Downsizing - Buy Or Rent Next?

It's a question that many aging homeowners – and some younger ones, too –wrestle with. When you decide to scale back on the size and expense of the family home, is it wiser to buy again or just rent another place to live?

"It all depends," says Chartered Accountant Albert Yu, a sales representative with Re/Max Hallmark Realty Ltd. in Toronto. "Stage-of-life, finances and many other factors need to be considered when deciding to either buy or rent a home."

Here are some points that Yu suggests to his clients when they are considering a substantial change in their living space, and/or their lifestyle.

Decide in good health – The worst time to make important life and money decisions is when poor health makes them urgent or necessary. Choosing a home should be a financial and lifestyle choice, Yu says. It should reflect your own preferences, whether or not you live alone, your proximity to children and other family, access to the amenities you want, and so forth.

Use the opportunity to plan your future – A substantive change in circumstances, regardless of the reason, is a good opportunity to revisit your goals and the strategies for achieving them. Use this as a signal to meet with your Chartered Accountant to understand how downsizing your home may affect your future finances and estate plan.

Be honest about your needs – People with vacation homes or those who spend winters in warmer climates may not really need to own any longer. Renting offers flexibility, less upkeep and often-better security and access to amenities - a better choice for a lot of people, especially in later years.

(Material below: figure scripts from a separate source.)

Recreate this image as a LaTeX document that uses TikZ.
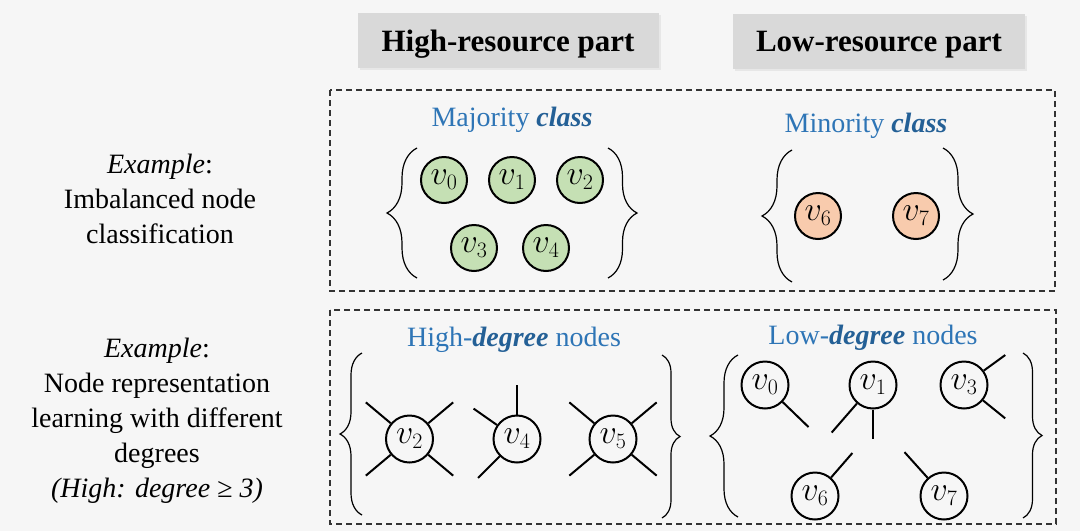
\RequirePackage{fix-cm}
\documentclass[tikz,border=0pt]{standalone}
\usepackage{fontspec}
\setmainfont{Liberation Serif}
\usepackage{xcolor}
\usepackage{tikz}
\usetikzlibrary{positioning, decorations.pathreplacing, shadows}

\DeclareMathSizes{34}{34}{22}{16}

\definecolor{bgcol}{RGB}{246,246,246}
\definecolor{hdrgray}{RGB}{217,217,217}
\definecolor{lblue}{RGB}{46,117,182}
\definecolor{dblue}{RGB}{36,96,150}
\definecolor{majgreen}{RGB}{197,224,180}
\definecolor{minorange}{RGB}{248,203,173}

\begin{document}
\begin{tikzpicture}[
    x=1pt, y=1pt,
    node distance=20pt,
    every node/.style={font=\rmfamily\fontsize{28}{35}\selectfont},
    header/.style={rectangle, fill=hdrgray, minimum height=55pt, text depth=0pt, font=\rmfamily\fontsize{31}{36}\selectfont\bfseries, drop shadow={opacity=0.12, shadow xshift=2pt, shadow yshift=-2pt}},
    sidetext/.style={align=center},
    grouplabel/.style={text=lblue, anchor=base},
    majnode/.style={circle, draw, line width=2pt, fill=majgreen, minimum size=46pt, inner sep=0pt, font=\fontsize{34}{38}\selectfont},
    minnode/.style={majnode, fill=minorange},
    degnode/.style={circle, draw, line width=2pt, minimum size=47pt, inner sep=0pt, font=\fontsize{34}{38}\selectfont},
    stub/.style={line width=2pt},
    part/.style={draw=black!80, line width=1.3pt, dash pattern=on 6pt off 4pt},
    curly/.style={decorate, decoration={brace, amplitude=#1}, line width=1.2pt}
]
\path[use as bounding box, fill=bgcol] (0,0) rectangle (1080,-531);

\node[header, minimum width=301pt] (hdrhigh) at (508,-40.5) {High-resource part};
\node[header, minimum width=292pt] (hdrlow) at (879,-41) {Low-resource part};

\draw[part] (330,-90) rectangle (1055,-291);
\draw[part] (330,-310) rectangle (1056,-524);

\node[sidetext] (exclass) at (160,-199) {\textit{Example}:\\Imbalanced node\\classification};
\node[sidetext] (exdeg) at (157,-421) {\textit{Example}:\\Node representation\\learning with different\\degrees\\\textit{(High: degree ≥ 3)}};

\node[grouplabel] (majlabel) at (512,-126) {Majority \textcolor{dblue}{\textbf{\textit{class}}}};
\node[grouplabel] (minlabel) at (866,-132) {Minority \textcolor{dblue}{\textbf{\textit{class}}}};
\node[grouplabel] (highlabel) at (514,-346) {High-\textcolor{dblue}{\textbf{\textit{degree}}} nodes};
\node[grouplabel] (lowlabel) at (873,-344) {Low-\textcolor{dblue}{\textbf{\textit{degree}}} nodes};

\node[majnode] (c0) at (444,-180) {$v_0$};
\node[majnode, right=of c0] (c1) {$v_1$};
\node[majnode, right=of c1] (c2) {$v_2$};
\node[majnode] (c3) at (474,-248) {$v_3$};
\node[majnode, right=24pt of c3] (c4) {$v_4$};
\node[minnode] (m6) at (818,-216) {$v_6$};
\node[minnode, right=50pt of m6] (m7) {$v_7$};

\draw[curly=30] (417,-278) -- (417,-148);
\draw[curly=29] (608,-148) -- (608,-278);
\draw[curly=30] (792,-282) -- (792,-150);
\draw[curly=30] (943,-148) -- (943,-280);

\node[degnode] (h2) at (409.5,-439) {$v_2$};
\node[degnode] (h4) at (517,-439) {$v_4$};
\node[degnode] (h5) at (613,-439) {$v_5$};
\node[degnode] (l0) at (765,-385) {$v_0$};
\node[degnode] (l1) at (873,-385) {$v_1$};
\node[degnode] (l3) at (964,-385) {$v_3$};
\node[degnode] (l6) at (815,-496) {$v_6$};
\node[degnode] (l7) at (944,-496) {$v_7$};

\foreach \a in {40,140,220,320} {
  \draw[stub] (h2.\a) -- ++(\a:32.5);
  \draw[stub] (h5.\a) -- ++(\a:32.5);
}
\foreach \a/\len in {90/29.5,145/28.5,225/30.5}
  \draw[stub] (h4.\a) -- ++(\a:\len);
\draw[stub] (l0.316) -- ++(316:36);
\draw[stub] (l1.229) -- ++(229:38.5);
\draw[stub] (l1.270) -- ++(270:29.5);
\draw[stub] (l3.36) -- ++(36:26.5);
\draw[stub] (l3.321) -- ++(321:28.5);
\draw[stub] (l6.49) -- ++(49:32.5);
\draw[stub] (l7.132) -- ++(132:34.5);

\draw[curly=22] (362,-515) -- (362,-353);
\draw[curly=18] (662,-355) -- (662,-518);
\draw[curly=28] (738,-517) -- (738,-355);
\draw[curly=19] (1023,-353) -- (1023,-518);
\end{tikzpicture}
\end{document}
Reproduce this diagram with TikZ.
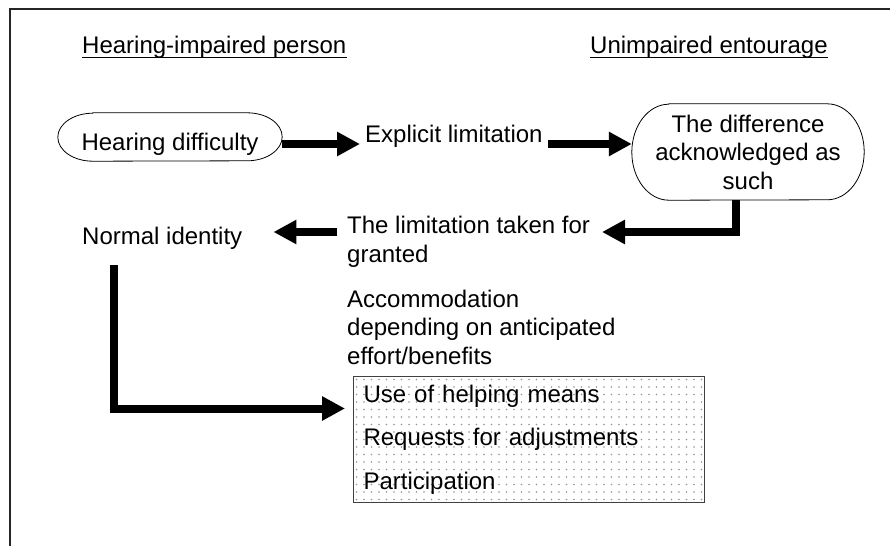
\documentclass[tikz,border=0pt]{standalone}
\usepackage{fontspec}
\setmainfont{Liberation Sans}
\usetikzlibrary{arrows.meta}
\begin{document}
\begin{tikzpicture}[x=1pt,y=1pt,
  txt/.style={inner sep=0pt, font=\fontsize{24}{28.5}\selectfont},
  bigarrow/.style={line width=8pt, -{Triangle[length=23pt,width=23pt]}, line join=miter},
  outline/.style={line width=0.8pt},
  uline/.style={line width=1.1pt},
]
\useasboundingbox (0,0) rectangle (890,-546);
% frame
\draw[line width=1.3pt, black!85] (10,-546) -- (10,-9) -- (890,-9);

% headings
\node[txt, anchor=base west] (hh) at (82,-53) {Hearing-impaired person};
\node[txt, anchor=base west] (uh) at (590,-53) {Unimpaired entourage};
\draw[uline] ([yshift=-4.5pt]hh.base west) -- ([yshift=-4.5pt]hh.base east);
\draw[uline] ([yshift=-4.5pt]uh.base west) -- ([yshift=-4.5pt]uh.base east);

% Hearing difficulty
\node[txt, minimum width=224pt, minimum height=48pt, text height=31pt, text depth=5pt] (hd) at (170,-137) {Hearing difficulty};
\draw[outline] ([xshift=35pt]hd.north west) -- ([xshift=-35pt]hd.north east)
  arc[start angle=90, end angle=-90, x radius=35pt, y radius=24pt]
  -- ([xshift=35pt]hd.south west)
  arc[start angle=270, end angle=90, x radius=35pt, y radius=24pt] -- cycle;

% Explicit limitation
\node[txt, anchor=base west] (el) at (365,-142) {Explicit limitation};

% The difference acknowledged as such
\node[txt, align=center, minimum width=232pt, minimum height=96pt] (diff) at (748,-152) {The difference\\acknowledged as\\such};
\draw[outline] ([xshift=37pt]diff.north west) -- ([xshift=-37pt]diff.north east)
  arc[start angle=90, end angle=-90, x radius=37pt, y radius=48pt]
  -- ([xshift=37pt]diff.south west)
  arc[start angle=270, end angle=90, x radius=37pt, y radius=48pt] -- cycle;

% The limitation taken for granted
\node[txt, align=left, anchor=north west] (lim) at (347,-216) {The limitation taken for\\granted};

% Normal identity
\node[txt, anchor=base west] (ni) at (82,-244) {Normal identity};

% Accommodation
\node[txt, align=left, anchor=north west] (acc) at (347,-289.5) {Accommodation\\depending on anticipated\\effort/benefits};

% dotted box
\node[txt, anchor=north west, text width=331pt, align=left, inner xsep=10pt, inner ysep=0pt,
  minimum height=126pt, draw=black!75, line width=1pt, fill=white,
  font=\fontsize{24}{43.5}\selectfont,
  path picture={
    \foreach \i in {0,...,46}{
      \foreach \j in {0,...,16}{
        \fill[black!42] ([xshift=\i*7.5pt+3pt, yshift=-\j*7.5pt-3pt]path picture bounding box.north west) circle (0.95pt);
      }
    }
  }] (box) at (353,-376) {Use of helping means\\Requests for adjustments\\Participation};

% arrows
\coordinate (a1s) at ([yshift=-7pt]hd.east);
\draw[bigarrow, shorten >=5pt] (a1s) -- (a1s -| el.west);
\coordinate (a2e) at ([yshift=8pt]diff.west);
\draw[bigarrow, shorten <=5pt] (a2e -| el.east) -- (a2e);
\coordinate (a3t) at (602,-232);
\draw[bigarrow] ([xshift=-12pt]diff.south) |- (a3t);
\draw[bigarrow, shorten <=10pt, shorten >=31pt] (lim.west |- a3t) -- (ni.east |- a3t);
\coordinate (a5s) at ([xshift=32pt,yshift=-16pt]ni.south west);
\coordinate (a5t) at ([xshift=-8pt,yshift=31pt]box.west);
\draw[bigarrow] (a5s) |- (a5t);
\end{tikzpicture}
\end{document}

Set a timeline – If you plan to be in your next home for less than about three years, purchasing may not be worthwhile. Buying, selling and moving a house is both stressful and expensive. Factor in legal costs, land transfer taxes and realtor commissions, and Yu says the cost of a typical move can easily top 10 per cent of the purchase price.

Don’t believe everything you see on TV – Don’t let those ads for reverse mortgages sway you. Yu calls them the “option of last resort” and says they target seniors who are irrationally attached to their homes. Investigate other, better ways to raise cash if you need it. A home equity line of credit (HELOC), for instance, can provide you with funds temporarily and allow you to retain the title to your home. If you need cash outright and your resources are limited, Yu suggests you seriously consider selling your home and finding a rental. Your Chartered Accountant can help you evaluate the options.

Avoid unnecessary taxes – The sale of a residence will be tax free if you designate that home as your principal residence for the years you own it. If you have more than one residence, then you need to decide which one gets designated as the principal residence. Gains on the sale of a home not designated will be taxable. Let the professionals help you weigh the alternatives.

Live within your means – If you’re considering selling your home because of the expense, Yu says it’s generally better to buy something more affordable than rent for any period of time. Get help making a budget or financial plan, and limit your mortgage payment to a maximum of 25 per cent of your take-home pay.

However, there may be occasions when investing the proceeds from the sale of your house and renting something else will make sense for you and your lifestyle.

Take all the government help you can get – While not much incentive for seniors moving from larger to smaller homes, downsizing can sometimes provide some tax relief. If that next, smaller home is also at least 40 kilometres closer to either work or school, you can claim a moving allowance when you file your tax return.